+++ Dataset excerpt
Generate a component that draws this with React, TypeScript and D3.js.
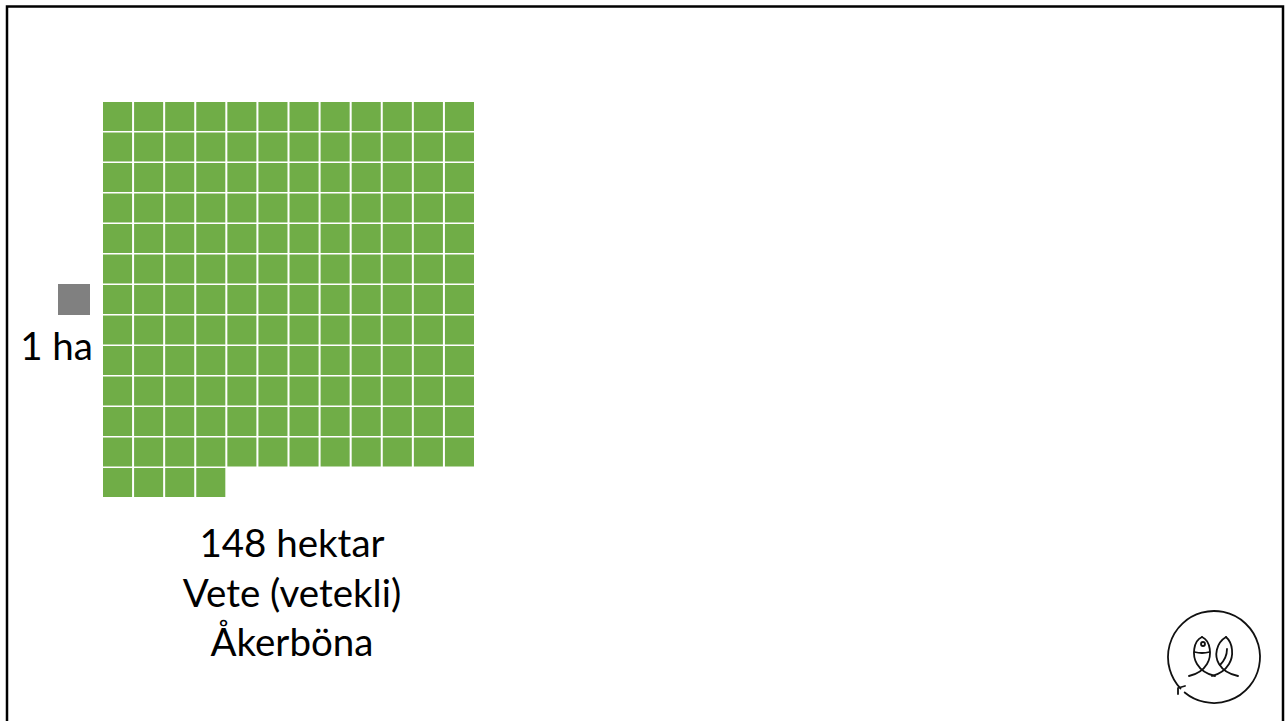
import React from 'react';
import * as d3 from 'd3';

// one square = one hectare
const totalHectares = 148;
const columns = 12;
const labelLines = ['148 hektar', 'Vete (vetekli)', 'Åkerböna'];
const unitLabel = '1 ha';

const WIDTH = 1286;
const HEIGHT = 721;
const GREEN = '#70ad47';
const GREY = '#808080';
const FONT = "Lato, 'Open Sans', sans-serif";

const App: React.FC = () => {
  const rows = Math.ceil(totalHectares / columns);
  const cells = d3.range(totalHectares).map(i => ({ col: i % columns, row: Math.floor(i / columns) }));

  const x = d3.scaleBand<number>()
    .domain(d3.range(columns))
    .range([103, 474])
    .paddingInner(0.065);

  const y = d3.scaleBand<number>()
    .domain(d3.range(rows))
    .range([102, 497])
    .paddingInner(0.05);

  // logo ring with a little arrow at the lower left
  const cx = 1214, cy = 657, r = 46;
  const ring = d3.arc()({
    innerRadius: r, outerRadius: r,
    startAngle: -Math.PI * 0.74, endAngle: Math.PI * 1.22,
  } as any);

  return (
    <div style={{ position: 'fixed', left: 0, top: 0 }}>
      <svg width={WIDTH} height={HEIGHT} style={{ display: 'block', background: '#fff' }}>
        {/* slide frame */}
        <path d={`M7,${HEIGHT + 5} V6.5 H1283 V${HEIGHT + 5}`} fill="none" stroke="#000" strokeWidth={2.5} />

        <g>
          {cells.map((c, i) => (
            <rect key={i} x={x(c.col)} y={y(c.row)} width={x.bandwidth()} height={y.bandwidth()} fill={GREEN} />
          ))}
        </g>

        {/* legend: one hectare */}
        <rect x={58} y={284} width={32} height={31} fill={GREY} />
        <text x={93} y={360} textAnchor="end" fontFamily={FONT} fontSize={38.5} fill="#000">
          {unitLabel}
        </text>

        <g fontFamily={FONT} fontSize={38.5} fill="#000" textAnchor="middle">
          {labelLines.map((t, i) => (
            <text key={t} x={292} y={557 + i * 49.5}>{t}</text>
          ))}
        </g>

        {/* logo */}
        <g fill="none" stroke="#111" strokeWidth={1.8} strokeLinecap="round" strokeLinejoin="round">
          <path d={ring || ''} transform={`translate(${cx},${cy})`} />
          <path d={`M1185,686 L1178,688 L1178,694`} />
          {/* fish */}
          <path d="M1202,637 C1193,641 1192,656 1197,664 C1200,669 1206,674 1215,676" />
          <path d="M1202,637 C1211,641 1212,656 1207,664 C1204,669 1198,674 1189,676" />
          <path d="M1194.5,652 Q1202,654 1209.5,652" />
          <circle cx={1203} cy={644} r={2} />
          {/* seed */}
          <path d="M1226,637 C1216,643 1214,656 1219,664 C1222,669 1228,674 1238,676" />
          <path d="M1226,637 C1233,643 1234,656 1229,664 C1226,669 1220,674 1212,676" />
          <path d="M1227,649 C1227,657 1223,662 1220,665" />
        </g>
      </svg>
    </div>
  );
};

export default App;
++++++
Task description: Copy out all the data without changing anything, and drop the pictures.

Full response:
Generate a component that draws this with React, TypeScript and D3.js.
import React from 'react';
import * as d3 from 'd3';

// one square = one hectare
const totalHectares = 148;
const columns = 12;
const labelLines = ['148 hektar', 'Vete (vetekli)', 'Åkerböna'];
const unitLabel = '1 ha';

const WIDTH = 1286;
const HEIGHT = 721;
const GREEN = '#70ad47';
const GREY = '#808080';
const FONT = "Lato, 'Open Sans', sans-serif";

const App: React.FC = () => {
  const rows = Math.ceil(totalHectares / columns);
  const cells = d3.range(totalHectares).map(i => ({ col: i % columns, row: Math.floor(i / columns) }));

  const x = d3.scaleBand<number>()
    .domain(d3.range(columns))
    .range([103, 474])
    .paddingInner(0.065);

  const y = d3.scaleBand<number>()
    .domain(d3.range(rows))
    .range([102, 497])
    .paddingInner(0.05);

  // logo ring with a little arrow at the lower left
  const cx = 1214, cy = 657, r = 46;
  const ring = d3.arc()({
    innerRadius: r, outerRadius: r,
    startAngle: -Math.PI * 0.74, endAngle: Math.PI * 1.22,
  } as any);

  return (
    <div style={{ position: 'fixed', left: 0, top: 0 }}>
      <svg width={WIDTH} height={HEIGHT} style={{ display: 'block', background: '#fff' }}>
        {/* slide frame */}
        <path d={`M7,${HEIGHT + 5} V6.5 H1283 V${HEIGHT + 5}`} fill="none" stroke="#000" strokeWidth={2.5} />

        <g>
          {cells.map((c, i) => (
            <rect key={i} x={x(c.col)} y={y(c.row)} width={x.bandwidth()} height={y.bandwidth()} fill={GREEN} />
          ))}
        </g>

        {/* legend: one hectare */}
        <rect x={58} y={284} width={32} height={31} fill={GREY} />
        <text x={93} y={360} textAnchor="end" fontFamily={FONT} fontSize={38.5} fill="#000">
          {unitLabel}
        </text>

        <g fontFamily={FONT} fontSize={38.5} fill="#000" textAnchor="middle">
          {labelLines.map((t, i) => (
            <text key={t} x={292} y={557 + i * 49.5}>{t}</text>
          ))}
        </g>

        {/* logo */}
        <g fill="none" stroke="#111" strokeWidth={1.8} strokeLinecap="round" strokeLinejoin="round">
          <path d={ring || ''} transform={`translate(${cx},${cy})`} />
          <path d={`M1185,686 L1178,688 L1178,694`} />
          {/* fish */}
          <path d="M1202,637 C1193,641 1192,656 1197,664 C1200,669 1206,674 1215,676" />
          <path d="M1202,637 C1211,641 1212,656 1207,664 C1204,669 1198,674 1189,676" />
          <path d="M1194.5,652 Q1202,654 1209.5,652" />
          <circle cx={1203} cy={644} r={2} />
          {/* seed */}
          <path d="M1226,637 C1216,643 1214,656 1219,664 C1222,669 1228,674 1238,676" />
          <path d="M1226,637 C1233,643 1234,656 1229,664 C1226,669 1220,674 1212,676" />
          <path d="M1227,649 C1227,657 1223,662 1220,665" />
        </g>
      </svg>
    </div>
  );
};

export default App;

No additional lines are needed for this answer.